“Sometimes, there's a man, well, he's the man for his time and place. He fits right in there. And that's the Dude, in Los Angeles.”
Except, you know, this time it’s music...
It’s really impossible to know where the creative spark for any one thing might originate. For Travis Talbert, though, staying at home during this year’s pandemic, the time with his family has him finding new ways to tap into that creativity.
Under the moniker Mavis Guitar, Talbert, who is also one quarter of Cincinnati Rock mainstays Frontier Folk Nebraska - neither living on the frontier, playing folk music, or having anything to do with Nebraska, as the joke goes - finds himself creating and releasing music in about as lo-fi a way as one can imagine. With the help of his daughters and the inspiration of quarantine videos posted by Nashville session guitarist Tom Bukovaca, Talbert has crafted two tracks, or, maybe more appropriate, musical vignettes, that speak to a sort of melancholy acceptance. Of what, I’m not quite sure.
And, please note: I write this in the midst of a global health crisis and nationwide uprisings - so I apologize if perhaps that changes the hue with which these songs are cast. But, had I listened to these tracks a couple of weeks ago, I do believe they would play quite differently.

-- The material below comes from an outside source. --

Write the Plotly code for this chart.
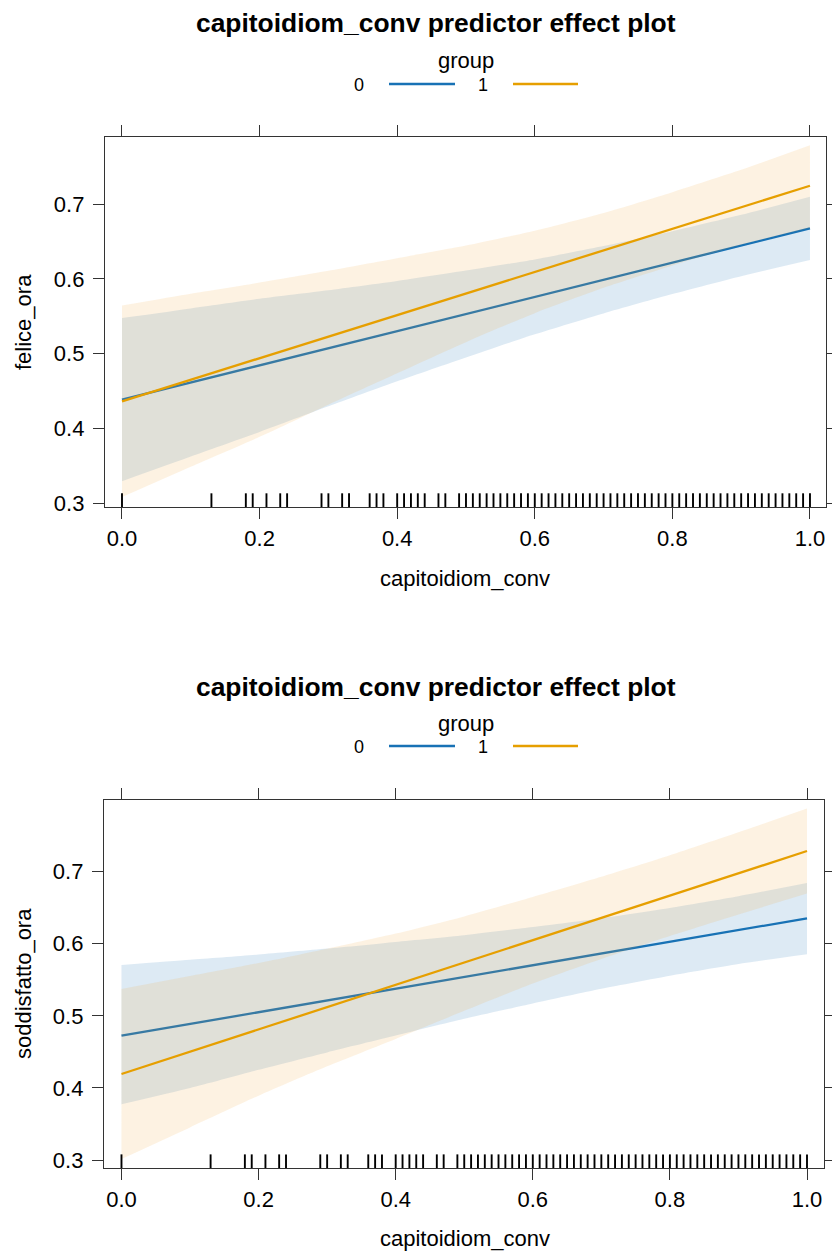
import plotly.graph_objects as go

# ---------------- data ----------------
x_grid = [0.0, 0.1, 0.2, 0.3, 0.4, 0.5, 0.6, 0.7, 0.8, 0.9, 1.0]

# Panel 1: felice_ora
felice_g0_fit = [0.4387, 0.4616, 0.4845, 0.5073, 0.5302, 0.5531, 0.5760, 0.5989, 0.6217, 0.6446, 0.6675]
felice_g0_lo = [0.3297, 0.3626, 0.3955, 0.4298, 0.4632, 0.4951, 0.5260, 0.5539, 0.5797, 0.6036, 0.6252]
felice_g0_hi = [0.5477, 0.5606, 0.5735, 0.5848, 0.5972, 0.6111, 0.6260, 0.6439, 0.6637, 0.6856, 0.7098]
felice_g1_fit = [0.4365, 0.4653, 0.4941, 0.5229, 0.5517, 0.5805, 0.6093, 0.6381, 0.6669, 0.6957, 0.7245]
felice_g1_lo = [0.3085, 0.3490, 0.3890, 0.4320, 0.4740, 0.5155, 0.5543, 0.5881, 0.6179, 0.6457, 0.6680]
felice_g1_hi = [0.5645, 0.5803, 0.5951, 0.6109, 0.6277, 0.6445, 0.6643, 0.6881, 0.7159, 0.7457, 0.7785]

# Panel 2: soddisfatto_ora
sodd_g0_fit = [0.4725, 0.4888, 0.5051, 0.5213, 0.5376, 0.5539, 0.5702, 0.5865, 0.6027, 0.6190, 0.6353]
sodd_g0_lo = [0.3772, 0.3998, 0.4251, 0.4493, 0.4726, 0.4959, 0.5172, 0.5375, 0.5557, 0.5720, 0.5854]
sodd_g0_hi = [0.5706, 0.5778, 0.5851, 0.5933, 0.6026, 0.6119, 0.6232, 0.6355, 0.6497, 0.6660, 0.6843]
sodd_g1_fit = [0.4193, 0.4502, 0.4812, 0.5121, 0.5431, 0.5740, 0.6049, 0.6359, 0.6668, 0.6977, 0.7287]
sodd_g1_lo = [0.3013, 0.3452, 0.3892, 0.4300, 0.4680, 0.5070, 0.5449, 0.5789, 0.6108, 0.6407, 0.6697]
sodd_g1_hi = [0.5373, 0.5552, 0.5732, 0.5931, 0.6141, 0.6380, 0.6649, 0.6929, 0.7228, 0.7547, 0.7877]

# rug of observed capitoidiom_conv values
rug_values = [0.0, 0.13, 0.18, 0.19, 0.21, 0.23, 0.24, 0.29, 0.30, 0.32, 0.33,
              0.36, 0.37, 0.38, 0.40, 0.41, 0.42, 0.43, 0.44, 0.46, 0.47, 0.49,
              0.50, 0.51, 0.52, 0.53, 0.54, 0.55, 0.56, 0.57, 0.58, 0.59, 0.60,
              0.61, 0.62, 0.63, 0.64, 0.65, 0.66, 0.67, 0.68, 0.69, 0.70, 0.71,
              0.72, 0.73, 0.74, 0.75, 0.76, 0.77, 0.78, 0.79, 0.80, 0.81, 0.82,
              0.83, 0.84, 0.85, 0.86, 0.87, 0.88, 0.89, 0.90, 0.91, 0.92, 0.93,
              0.94, 0.95, 0.96, 0.97, 0.98, 0.99, 1.0]

x_ticks = [0.0, 0.2, 0.4, 0.6, 0.8, 1.0]
y_ticks = [0.3, 0.4, 0.5, 0.6, 0.7]
group_labels = ["0", "1"]
title_text = "capitoidiom_conv predictor effect plot"
x_title = "capitoidiom_conv"
y_titles = ["felice_ora", "soddisfatto_ora"]

# ---------------- style ----------------
W, H = 832, 1253
FONT = "Liberation Sans, Arial, Helvetica, sans-serif"
BLUE = "#1872B5"
ORANGE = "#E69F00"
BLUE_FILL = "rgba(24,114,181,0.15)"
ORANGE_FILL = "rgba(240,170,60,0.15)"
AXCOL = "#333333"

panels = [
    dict(fits=(felice_g0_fit, felice_g1_fit), los=(felice_g0_lo, felice_g1_lo),
         his=(felice_g0_hi, felice_g1_hi), box=(105, 826, 137, 507),
         xr=[-0.0247, 1.0233], yr=[0.2953, 0.7896],
         title_y=23, group_y=61, entry_y=85, xtitle_y=578),
    dict(fits=(sodd_g0_fit, sodd_g1_fit), los=(sodd_g0_lo, sodd_g1_lo),
         his=(sodd_g0_hi, sodd_g1_hi), box=(104, 824, 800, 1168),
         xr=[-0.0255, 1.0248], yr=[0.2889, 0.7995],
         title_y=687, group_y=723, entry_y=747, xtitle_y=1238),
]

fig = go.Figure()
annotations = []
shapes = []

for i, p in enumerate(panels):
    n = "" if i == 0 else str(i + 1)
    xa, ya = "x" + n, "y" + n
    colors = (BLUE, ORANGE)
    fills = (BLUE_FILL, ORANGE_FILL)
    for g in range(2):
        fig.add_trace(go.Scatter(x=x_grid, y=p["los"][g], mode="lines",
                                 line=dict(width=0, color=colors[g], shape="spline", smoothing=0.6),
                                 xaxis=xa, yaxis=ya, showlegend=False, hoverinfo="skip"))
        fig.add_trace(go.Scatter(x=x_grid, y=p["his"][g], mode="lines",
                                 line=dict(width=0, color=colors[g], shape="spline", smoothing=0.6),
                                 fill="tonexty", fillcolor=fills[g],
                                 xaxis=xa, yaxis=ya, showlegend=False, hoverinfo="skip"))
        fig.add_trace(go.Scatter(x=x_grid, y=p["fits"][g], mode="lines",
                                 line=dict(width=2.3, color=colors[g]),
                                 xaxis=xa, yaxis=ya, showlegend=False,
                                 name=group_labels[g]))
    # rug
    y0 = p["yr"][0]
    y1 = y0 + 0.037 * (p["yr"][1] - p["yr"][0])
    rx, ry = [], []
    for v in rug_values:
        rx += [v, v, None]
        ry += [y0, y1, None]
    fig.add_trace(go.Scatter(x=rx, y=ry, mode="lines", line=dict(color="black", width=1.9),
                             xaxis=xa, yaxis=ya, showlegend=False, hoverinfo="skip"))

    l, r, t, b = p["box"]
    axis_common = dict(showline=True, linecolor=AXCOL, linewidth=1.3, mirror="ticks",
                       ticks="outside", ticklen=11, tickwidth=1.3, tickcolor=AXCOL,
                       showgrid=False, zeroline=False,
                       tickfont=dict(family=FONT, size=22, color="black"),
                       tickformat=".1f", fixedrange=True)
    fig.update_layout(**{
        "xaxis" + n: dict(domain=[l / W, r / W], range=p["xr"], tickvals=x_ticks,
                          anchor=ya, **axis_common),
        "yaxis" + n: dict(domain=[1 - b / H, 1 - t / H], range=p["yr"], tickvals=y_ticks,
                          anchor=xa, ticklabelstandoff=4, **axis_common),
    })

    # titles
    annotations.append(dict(text="<b>" + title_text + "</b>", x=436 / W, y=1 - p["title_y"] / H,
                            xref="paper", yref="paper", showarrow=False,
                            font=dict(family=FONT, size=26.4, color="black"),
                            xanchor="center", yanchor="middle"))
    annotations.append(dict(text=x_title, x=465 / W, y=1 - p["xtitle_y"] / H,
                            xref="paper", yref="paper", showarrow=False,
                            font=dict(family=FONT, size=22, color="black"),
                            xanchor="center", yanchor="middle"))
    annotations.append(dict(text=y_titles[i], x=23 / W, y=1 - (t + b) / 2 / H,
                            xref="paper", yref="paper", showarrow=False, textangle=-90,
                            font=dict(family=FONT, size=22, color="black"),
                            xanchor="center", yanchor="middle"))
    # legend (lattice key style)
    annotations.append(dict(text="group", x=466 / W, y=1 - p["group_y"] / H,
                            xref="paper", yref="paper", showarrow=False,
                            font=dict(family=FONT, size=22, color="black"),
                            xanchor="center", yanchor="middle"))
    key = [(359, 389, 455, BLUE), (483, 513, 578, ORANGE)]
    for g, (tx, lx0, lx1, col) in enumerate(key):
        annotations.append(dict(text=group_labels[g], x=tx / W, y=1 - p["entry_y"] / H,
                                xref="paper", yref="paper", showarrow=False,
                                font=dict(family=FONT, size=18, color="black"),
                                xanchor="center", yanchor="middle"))
        shapes.append(dict(type="line", xref="paper", yref="paper",
                           x0=lx0 / W, x1=lx1 / W,
                           y0=1 - (p["entry_y"] - 1) / H, y1=1 - (p["entry_y"] - 1) / H,
                           line=dict(color=col, width=2.6)))

fig.update_layout(width=W, height=H, template="none", showlegend=False,
                  margin=dict(l=0, r=0, t=0, b=0),
                  paper_bgcolor="white", plot_bgcolor="white",
                  annotations=annotations, shapes=shapes,
                  font=dict(family=FONT, color="black"))

fig.write_html("out.html", config={"displayModeBar": False},
               post_script="document.body.style.margin='0';document.body.style.overflow='hidden';")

Neither track on Mavis Guitar’s 2 song EP, Crying for Joy - “Blue Camel” or “The Top Half of Your Face” - play as a song in the traditional sense. Each has it’s own feel, but the duology of the tracks is obvious. The verse/chorus/verse one might be accustomed to is nowhere to be found, but neither track feels incomplete or less than whole for it. The vignette quality, the sense that each song is telling a story - be it a freeform, meandering, sincere kind of story - is evident from note one, and each plays as it’s own unique vision of what pure music can sound like.
It takes a lot to simply let your instrument do the talking, but Talbert manages to say quite a bit without uttering a single word. I’m happy to listen, even happier to share. I may not be crying for joy these days, but to say that these tracks didn’t bring that joy would be a lie. I’m sure the crying will come later, as it does.
Oh, and Travis asked us to make sure to let you all know the following, by the way:
“The price is $2 but folks can pay more if they like, and I'll be kicking donations from this week's sales to Southern Poverty Law Center to help them continue to fight hate groups and to protect the civil rights of folks in need.”
Of course, dude. We’ll tell everyone.
If you’re not familiar with Mavis Guitar’s previous endeavours, well, you’re missing out. Now’s as good a time as any to take a listen. Even better, you can do some good in the process.
Mavis Guitar’s Crying For Joy EP is out now - give it a listen, drop a few bucks, thank me later.